本の雑誌2011年7月号 (No.337)
本の雑誌 7月号 (No.337) / 本の雑誌社 / 648円 + 税
表紙デザイン 和田誠 / 表紙イラスト 沢野ひとし
特集は「私小説が読みたい!」。杉作J太郎、壹岐真也、大竹聡の見事なまでのダメっぷりを連続して読むともうぐったり。私も大した人間ではありませんが、こうまでひどいと...。しかもケータイやカード類がフツーに出てきて現代であることが強調されるのでまた驚きます。『赤目四十八瀧心中未遂』を読んだ時も同様の感想を持ったので私小説は合わないのかもな。改めて読む岡崎武志と萩原魚雷の対談にもピンときません。嵐山光三郎はもちろん島崎藤村批判。読者アンケートのこの人の私小説が読みたいは意外に良い企画でした。

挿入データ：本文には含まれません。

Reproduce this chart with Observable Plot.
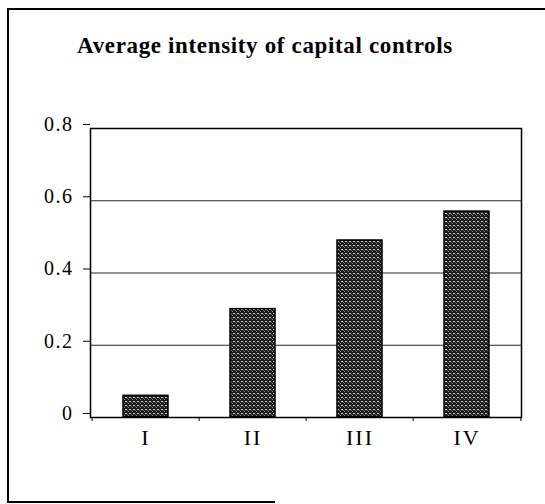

大井潤太郎の書店員エッセイには、いつもやり場のない怒りや同情を感じますが、かと言って特効薬があるわけでなく何か出来ることがあるわけでなく、読者としても考え込むだけですが、今月の国会図書館長の言葉は、ひどい。一部の引用だけですが、これマジで言っているとしたら本当に終わっています。本屋は国会図書館の端末になればいい、ですからねぇ。
おじさん三人組の一箱古本市では「本の雑誌」のバックナンバーが出ていたようで! うーむ、行きたかった。
宮田珠己は鈴木理生の紹介。真面目な紹介になっているのですがこれ、実はトンデモ本なのでしょうか。江戸の造成や性の秘密が大胆な仮説と細かく丁寧な考証で語られるそうです。
入江敦彦の「ベストセラー温故知新」は『日本沈没』。小松左京の冴えた洞察力や日本人論にとても驚かされたのと同時に、外れた予言に対して、今さらながらがっかり。どんなに外国人がマナーを褒めようと、その底に流れる依存体質や、こっそり水や食料を買い占めるイヤラシさなど、解決できない問題は山積みですね。
藤田香織は角田光代の作家ガイド。10冊と言いながらしっかり初心者向けと上級者向けを紹介する所に、好きの本気度を見ました。
他に『ラブオールプレイ』など。